The city requires real estate developers to devote a tiny percentage of their overall budget to public art, and this is what I was seeing here:
Greetings good you arrive here where light be under land
Future it be now
Here you begin live like new
Come to time where people talk different but good together
If you heart mind open you receive new knowledge
You have same like electric eye and heart mind and talk sound
You live fast like light
See talk be here there and everywhere at one time
Us make this community good indeed
You not afraid here
Here you begin live like chief
World same like in your hand
“You have same like electric eye?” What does this mean? Who made this? I went over to the condo developer’s office and asked. They called me the next day (people will tell you a lot if you just ask them to), and directed me to the City of Vancouver’s web site, Public Art section.
There I found that the artist’s name is Henry Tsang, that he was born in Hong Kong and raised in Vancouver, and that what I thought was a First Nations language was actually an almost extinct 19th century pidgin called Chinook Jargon.
The artist states:
Welcome to the Land of Light is a contemporary monument to the relationship between those who have lived on the False Creek waterfront and those who will arrive in the future to call this area their home. For the artist, this public art project is about the concept of home, the building of community, and with the aid of interactive fibre-based technology, the creation of a new world to experience.
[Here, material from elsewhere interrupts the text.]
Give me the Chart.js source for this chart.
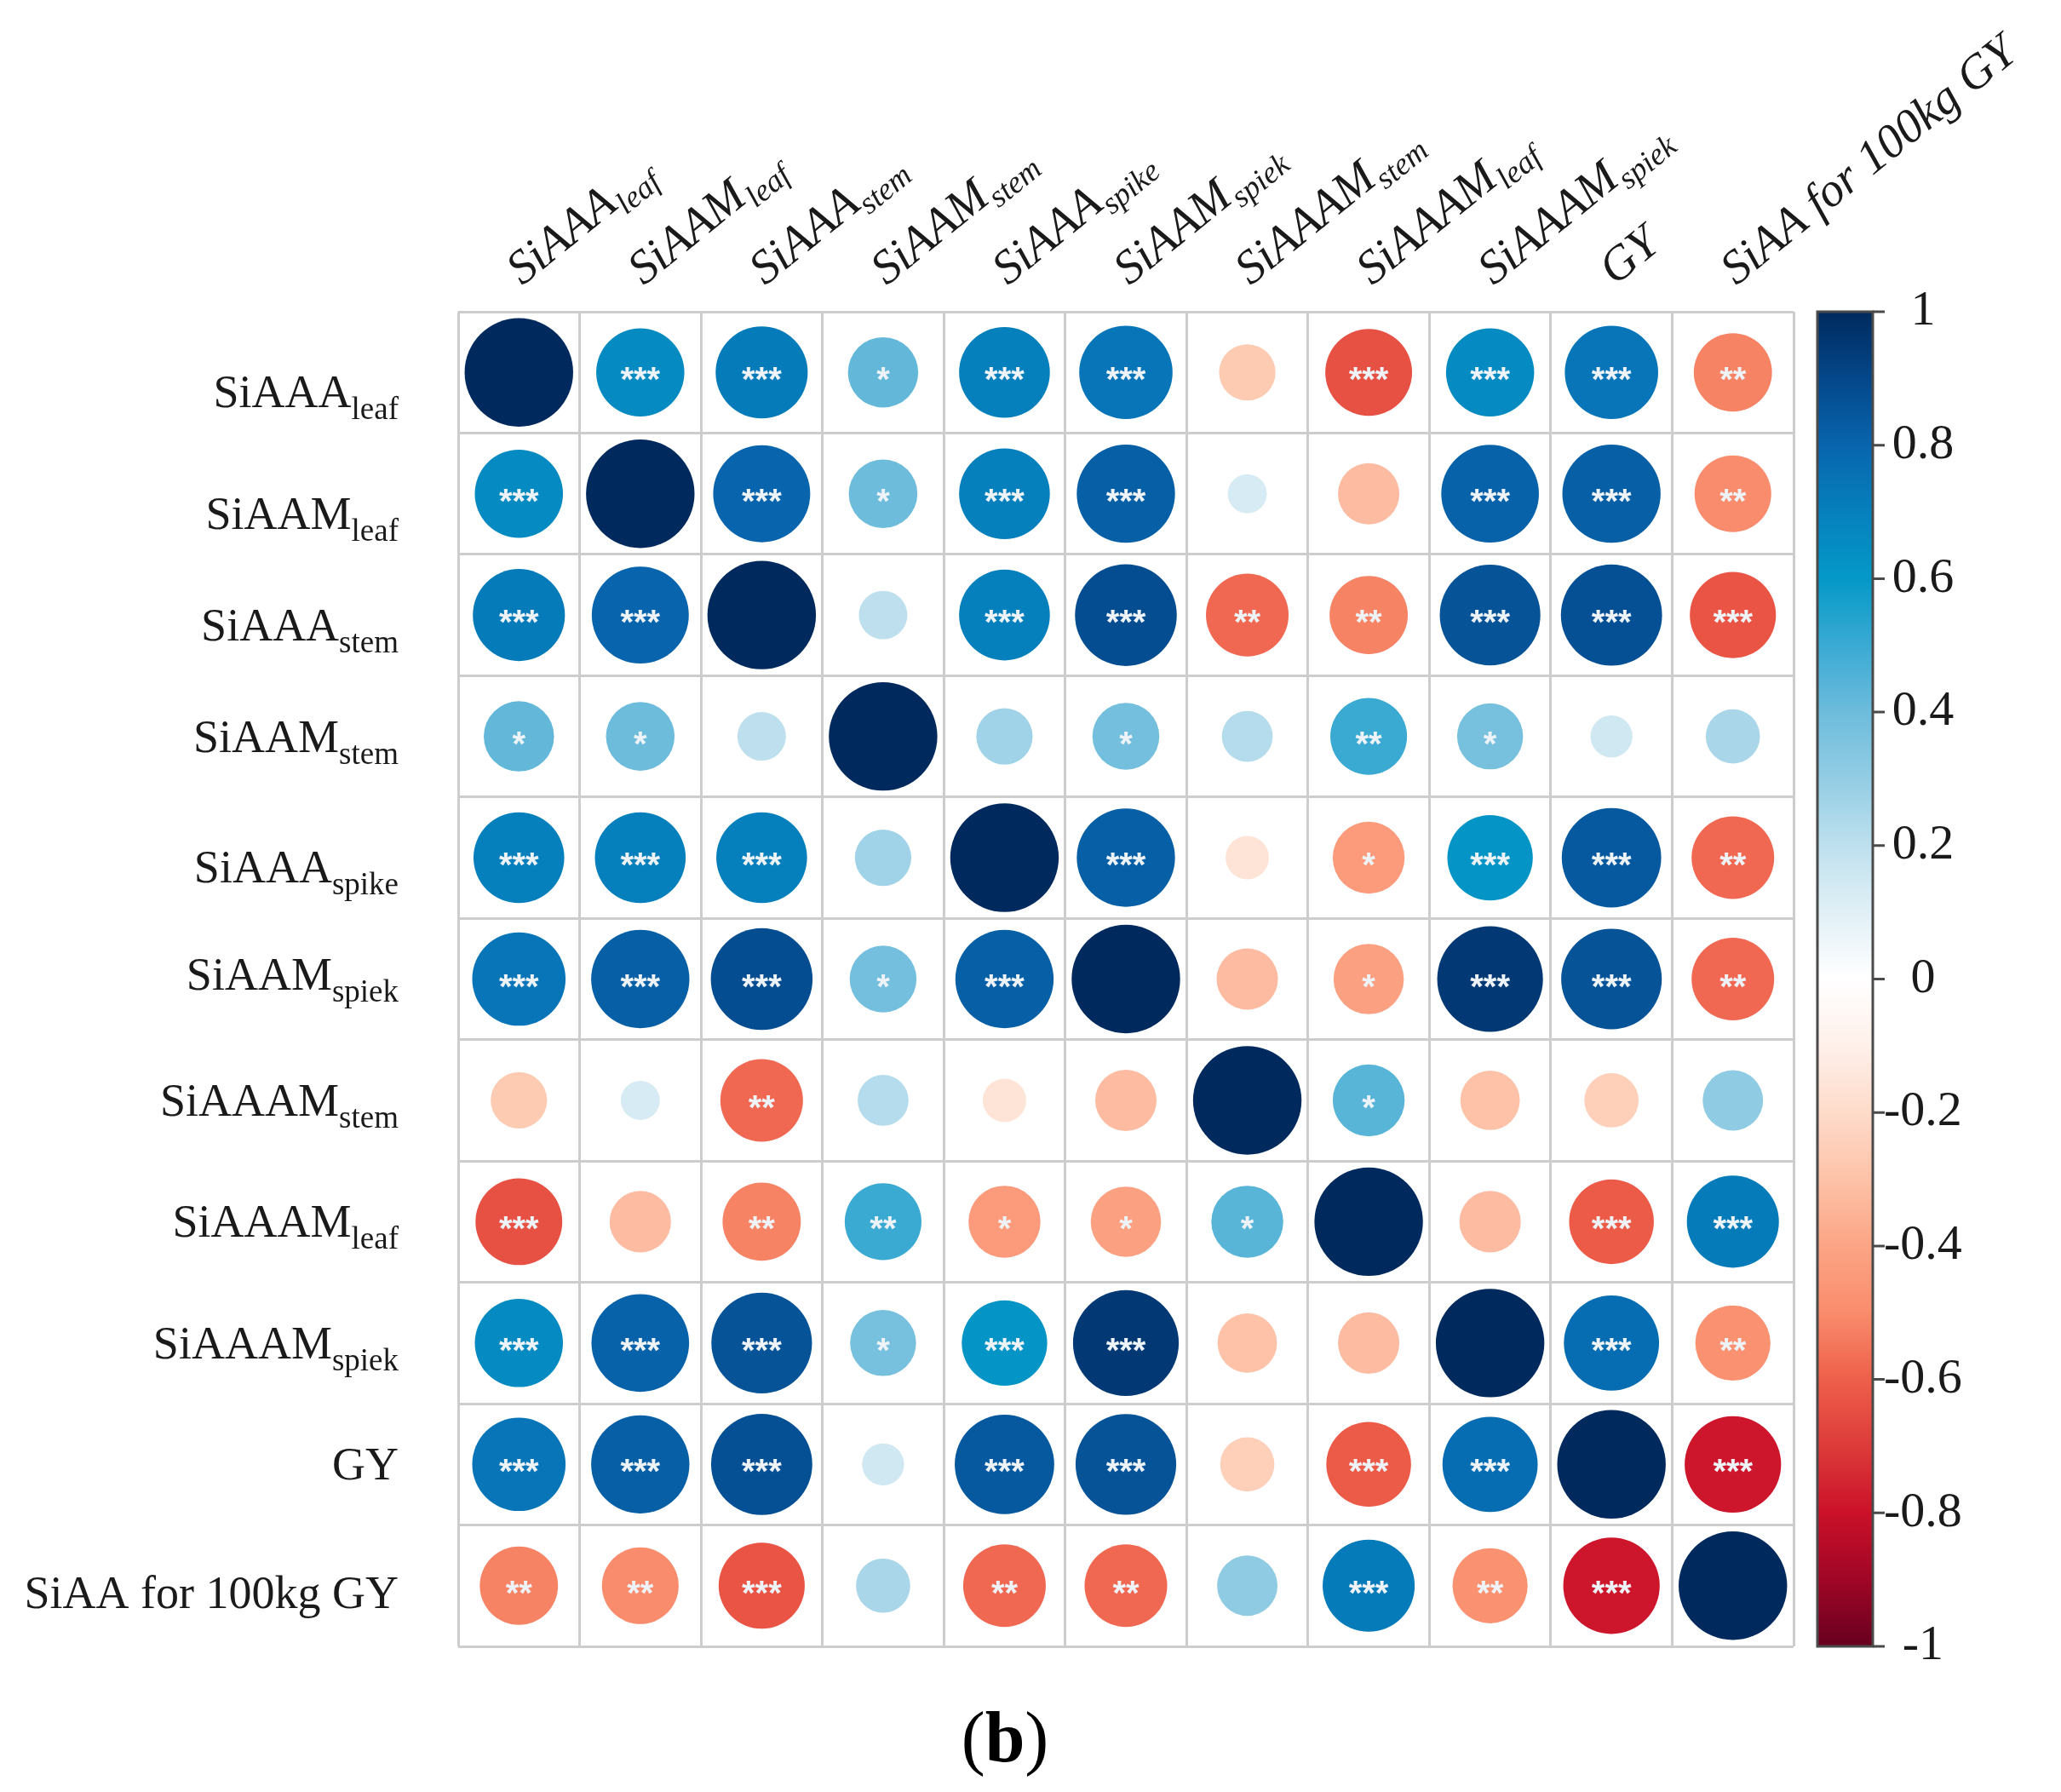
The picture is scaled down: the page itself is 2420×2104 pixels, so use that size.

“Interactive fibre-based technology?” Yes, indeed. There’s a thin ribbon of fibre-optic cable embedded in the concrete beneath the aluminum railing. If you view the piece at night, this ribbon glows and slowly changes colour.
... where light be under land ...
Here (where light be under land, where people talk different but good together) we’re still waiting for those who will arrive in the future to call this place their home. The installation of this piece that “addresses the concept of home and the building of community” on the artificial Falsetown seawall is an interesting gesture from a very clever artist.